In 1957 the Chelan citizens and the City of Chelan decided to throw a party in mid-May called the Apple Cup Hydroplane Races.  About 100,000 people showed up for the weekend … then went home.  By 1960 the disturbance was so great that the races were cancelled.  Now, 60 years later, this many people, or more, show up … but not just for the weekend.  They stay all summer from May into September and local efforts are afoot for even more tourists for the remaining months of the year.

The city’s Comp Plan Fact Sheet reports that about 25,000 people are here in Chelan for the summer.  Manson and the North Shore has at least as many people there.  The South Shore, according to the Washinton State Parks, reports over 300,000 over the summer.  But, the highest estimate is from our Chamber of Commerce, reporting over 2 million; all of these use Chelan services in some fashion. 

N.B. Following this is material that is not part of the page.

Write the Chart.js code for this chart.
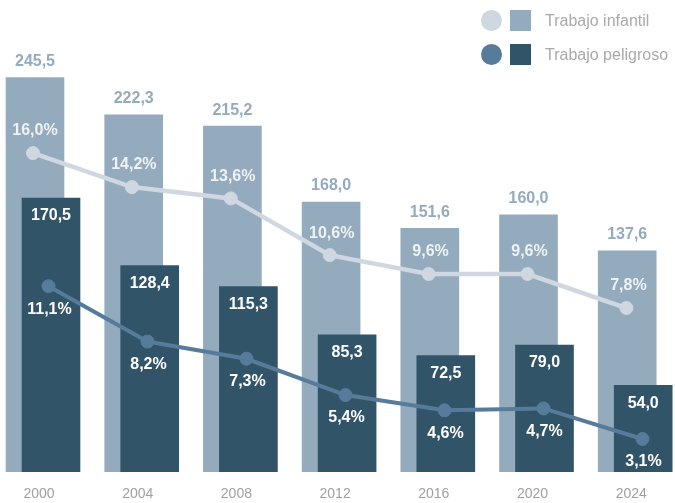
<!DOCTYPE html>
<html>
<head>
<meta charset="utf-8">
<script src="https://cdn.jsdelivr.net/npm/chart.js@4/dist/chart.umd.min.js"></script>
<style>
  html, body { margin: 0; padding: 0; background: #fff; }
  #wrap { position: relative; width: 675px; height: 503px; }
  canvas { display: block; }
  .lg { position: absolute; left: 480px; font-family: "Liberation Sans", Arial, sans-serif; font-size: 16px; color: #a9a9a9; height: 22px; }
  .lg .c { position: absolute; left: 1px; top: 0; width: 21px; height: 21px; border-radius: 50%; }
  .lg .s { position: absolute; left: 30px; top: 0; width: 21px; height: 21px; }
  .lg .t { position: absolute; left: 65px; top: 1px; white-space: nowrap; line-height: 20px; }
</style>
</head>
<body>
<div id="wrap">
  <canvas id="c" width="675" height="503"></canvas>
  <div class="lg" style="top:10px"><div class="c" style="background:#cfd8e1"></div><div class="s" style="background:#94abbe"></div><div class="t">Trabajo infantil</div></div>
  <div class="lg" style="top:44px"><div class="c" style="background:#577b9a"></div><div class="s" style="background:#325469"></div><div class="t">Trabajo peligroso</div></div>
</div>
<script>
const years = ['2000', '2004', '2008', '2012', '2016', '2020', '2024'];
const childLabour = [245.5, 222.3, 215.2, 168.0, 151.6, 160.0, 137.6];
const hazardousWork = [170.5, 128.4, 115.3, 85.3, 72.5, 79.0, 54.0];
const childLabourPct = [16.0, 14.2, 13.6, 10.6, 9.6, 9.6, 7.8];
const hazardousPct = [11.1, 8.2, 7.3, 5.4, 4.6, 4.7, 3.1];

const W = 675;
function xAxis(c0, s) {
  return { type: 'linear', display: false, offset: false, min: -c0 / s, max: (W - c0) / s };
}
const pts = arr => arr.map((v, i) => ({ x: i, y: v }));
const fmt = v => v.toFixed(1).replace('.', ',');
const FONT = '"Liberation Sans", Arial, sans-serif';

const labelPlugin = {
  id: 'valueLabels',
  afterDatasetsDraw(chart) {
    const ctx = chart.ctx;
    ctx.save();
    ctx.textAlign = 'center';
    ctx.textBaseline = 'middle';
    ctx.font = 'bold 16px ' + FONT;
    chart.data.datasets.forEach((ds, di) => {
      const meta = chart.getDatasetMeta(di);
      meta.data.forEach((el, i) => {
        const v = ds.data[i].y;
        const L = ds.lbl;
        ctx.fillStyle = L.color;
        ctx.fillText(fmt(v) + (L.pct ? '%' : ''), el.x + L.dx, el.y + L.dy);
      });
    });
    // year labels along the bottom, positioned by the xt scale
    const xt = chart.scales.xt;
    ctx.font = '14px ' + FONT;
    ctx.fillStyle = '#a0a0a0';
    years.forEach((y, i) => ctx.fillText(y, xt.getPixelForValue(i), chart.chartArea.bottom + 22));
    ctx.restore();
  }
};

new Chart(document.getElementById('c'), {
  data: {
    datasets: [
      { type: 'line', data: pts(childLabourPct), xAxisID: 'xlp', yAxisID: 'ylp',
        borderColor: '#cfd8e1', backgroundColor: '#cfd8e1', borderWidth: 4.5,
        pointRadius: 6.5, pointBorderWidth: 1, pointBackgroundColor: '#cfd8e1', pointBorderColor: '#cfd8e1',
        tension: 0, order: 1, clip: false, lbl: { color: '#eef2f5', dx: 2, dy: -22, pct: true } },
      { type: 'line', data: pts(hazardousPct), xAxisID: 'xdp', yAxisID: 'ydp',
        borderColor: '#577b9a', backgroundColor: '#577b9a', borderWidth: 4,
        pointRadius: 6.5, pointBorderWidth: 1, pointBackgroundColor: '#577b9a', pointBorderColor: '#577b9a',
        tension: 0, order: 0, clip: false, lbl: { color: '#ffffff', dx: 1, dy: 23, pct: true } },
      { type: 'bar', data: pts(hazardousWork), xAxisID: 'xdb', yAxisID: 'y',
        backgroundColor: '#325469', grouped: false, barThickness: 58, maxBarThickness: 58, order: 2,
        lbl: { color: '#ffffff', dx: 0, dy: 18, pct: false } },
      { type: 'bar', data: pts(childLabour), xAxisID: 'xlb', yAxisID: 'y',
        backgroundColor: '#94abbe', grouped: false, barThickness: 58, maxBarThickness: 58, order: 3,
        lbl: { color: '#94abbe', dx: 0, dy: -16, pct: false } }
    ]
  },
  options: {
    responsive: false,
    animation: false,
    layout: { autoPadding: false, padding: { left: 0, right: 0, top: 0, bottom: 31 } },
    plugins: { legend: { display: false }, tooltip: { enabled: false } },
    scales: {
      xt: xAxis(39, 98.7),
      xlb: xAxis(35, 98.7),
      xdb: xAxis(51, 98.7),
      xlp: xAxis(33, 98.9),
      xdp: xAxis(48.5, 99),
      y: { type: 'linear', display: false, min: 0, max: 293.7 },
      ylp: { type: 'linear', display: false, min: -0.878, max: 24.10 },
      ydp: { type: 'linear', display: false, min: 1.372, max: 26.08 }
    }
  },
  plugins: [labelPlugin]
});
</script>
</body>
</html>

Now the proposed Comp Plan is adding thousands of acres to the city or to the city’s Urban Growth Area AND increasing the residential density potential all across town.  Developers are pleased to be in the city where the rest of us will provide the infrastructure they need.  Sure, they have hookup fees, but when the sewer plant, for example, is insufficient, it will be all of us that pays for a new plant since the developers have no impact fees associated with their development.  Consider, too, that the city government is responsible for providing a total of 27 different public services to its citizens and guests, including parks.  Chelan, a recreation mecca, has the lowest per capita ratio of park area in all of North Central Washington.

Chelan is a lake front community.  People come here or remain here because of the lake.  If the lake were not here then we’d be just like the Entiat Valley or the Methow Valley; nice places, indeed, but nothing like the Chelan Valley.  And yet, all of this proposed development comes without even one inch of new lake front public access proposed in the comp plan.

Hundreds of people have signed petitions and provided testimony over this need for a new lake front park.  Even the city’s own Parks, Recreation, and Open Space (PROS) Plan recognizes the dire need for additional space and points to the only undeveloped water front space left: The 3 Fingers.  Yet the city with all of their rhetoric about listening to the citizens won’t even investigate the possibility of acquiring the property.  A request was made on behalf of the community to the mayor and to the city council at the hearing for an appraisal on the 3 Fingers which would further the process to the demanded additional lake access that the community wants.  If you, mayor and council members, are truly listening, and are responsive, then we would expect a motion at the next city council meeting, September 12th, to start the process.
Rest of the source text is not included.